WHAT NEEDS TO BE DONE: Exclude images, then output the remaining data verbatim.

GIVEN MATERIAL:
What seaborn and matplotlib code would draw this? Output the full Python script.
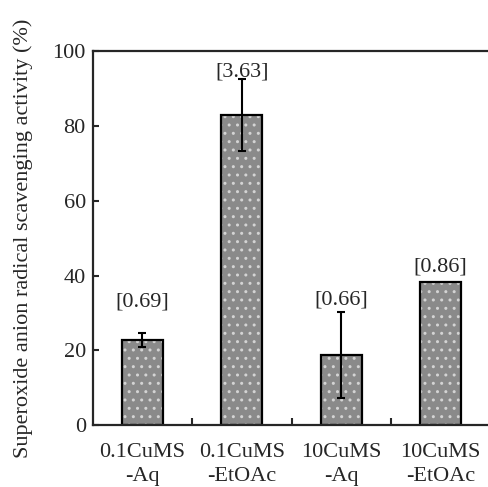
import matplotlib
matplotlib.use("Agg")
import matplotlib.pyplot as plt
import numpy as np
import pandas as pd
import seaborn as sns

samples = ["0.1CuMS\n-Aq", "0.1CuMS\n-EtOAc", "10CuMS\n-Aq", "10CuMS\n-EtOAc"]
activity = [22.8, 83.0, 18.7, 38.2]
error = [1.8, 9.6, 11.5, 0.0]
ratio_labels = ["[0.69]", "[3.63]", "[0.66]", "[0.86]"]
label_y = [33.0, 94.5, 33.5, 42.3]

df = pd.DataFrame({"sample": samples, "activity": activity, "error": error})

sns.set_style("ticks")
plt.rcParams["font.family"] = ["Liberation Serif", "DejaVu Serif"]
plt.rcParams["hatch.linewidth"] = 1.0

fig = plt.figure(figsize=(4.88, 4.87), dpi=100)
ax = fig.add_axes([0.19, 0.127, 0.815, 0.768])

sns.barplot(data=df, x="sample", y="activity", color="#8a8a8a", saturation=1,
            width=0.41, edgecolor="#d4d4d4", linewidth=0, hatch="..", ax=ax)
sns.barplot(data=df, x="sample", y="activity", fill=False, width=0.41,
            edgecolor="black", linewidth=1.6, ax=ax)

x = np.arange(len(samples))
ax.errorbar(x[:3], df["activity"][:3], yerr=df["error"][:3], fmt="none",
            ecolor="black", elinewidth=1.5, capsize=3, capthick=1.5)

for xi, lab, ly in zip(x, ratio_labels, label_y):
    ax.text(xi, ly, lab, ha="center", va="center", fontsize=16)

ax.set_xlim(-0.5, 3.5)
ax.set_ylim(0, 100)
ax.set_yticks([0, 20, 40, 60, 80, 100])
ax.set_xticks(x)
ax.set_xticklabels(samples, linespacing=1.35)
ax.set_xticks([0.5, 1.5, 2.5], minor=True)
ax.tick_params(axis="x", which="major", length=0, labelsize=16, pad=13)
ax.tick_params(axis="x", which="minor", direction="in", length=5, width=1.5)
ax.tick_params(axis="y", direction="in", length=4, width=1.5, labelsize=16, pad=5)
ax.set_xlabel("")
ax.set_ylabel("Superoxide anion radical scavenging activity (%)", fontsize=16,
              labelpad=14)
for s in ax.spines.values():
    s.set_linewidth(1.6)

fig.savefig("out.png", dpi=100)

ANSWER TO THE EXERCISE:
What seaborn and matplotlib code would draw this? Output the full Python script.
import matplotlib
matplotlib.use("Agg")
import matplotlib.pyplot as plt
import numpy as np
import pandas as pd
import seaborn as sns

samples = ["0.1CuMS\n-Aq", "0.1CuMS\n-EtOAc", "10CuMS\n-Aq", "10CuMS\n-EtOAc"]
activity = [22.8, 83.0, 18.7, 38.2]
error = [1.8, 9.6, 11.5, 0.0]
ratio_labels = ["[0.69]", "[3.63]", "[0.66]", "[0.86]"]
label_y = [33.0, 94.5, 33.5, 42.3]

df = pd.DataFrame({"sample": samples, "activity": activity, "error": error})

sns.set_style("ticks")
plt.rcParams["font.family"] = ["Liberation Serif", "DejaVu Serif"]
plt.rcParams["hatch.linewidth"] = 1.0

fig = plt.figure(figsize=(4.88, 4.87), dpi=100)
ax = fig.add_axes([0.19, 0.127, 0.815, 0.768])

sns.barplot(data=df, x="sample", y="activity", color="#8a8a8a", saturation=1,
            width=0.41, edgecolor="#d4d4d4", linewidth=0, hatch="..", ax=ax)
sns.barplot(data=df, x="sample", y="activity", fill=False, width=0.41,
            edgecolor="black", linewidth=1.6, ax=ax)

x = np.arange(len(samples))
ax.errorbar(x[:3], df["activity"][:3], yerr=df["error"][:3], fmt="none",
            ecolor="black", elinewidth=1.5, capsize=3, capthick=1.5)

for xi, lab, ly in zip(x, ratio_labels, label_y):
    ax.text(xi, ly, lab, ha="center", va="center", fontsize=16)

ax.set_xlim(-0.5, 3.5)
ax.set_ylim(0, 100)
ax.set_yticks([0, 20, 40, 60, 80, 100])
ax.set_xticks(x)
ax.set_xticklabels(samples, linespacing=1.35)
ax.set_xticks([0.5, 1.5, 2.5], minor=True)
ax.tick_params(axis="x", which="major", length=0, labelsize=16, pad=13)
ax.tick_params(axis="x", which="minor", direction="in", length=5, width=1.5)
ax.tick_params(axis="y", direction="in", length=4, width=1.5, labelsize=16, pad=5)
ax.set_xlabel("")
ax.set_ylabel("Superoxide anion radical scavenging activity (%)", fontsize=16,
              labelpad=14)
for s in ax.spines.values():
    s.set_linewidth(1.6)

fig.savefig("out.png", dpi=100)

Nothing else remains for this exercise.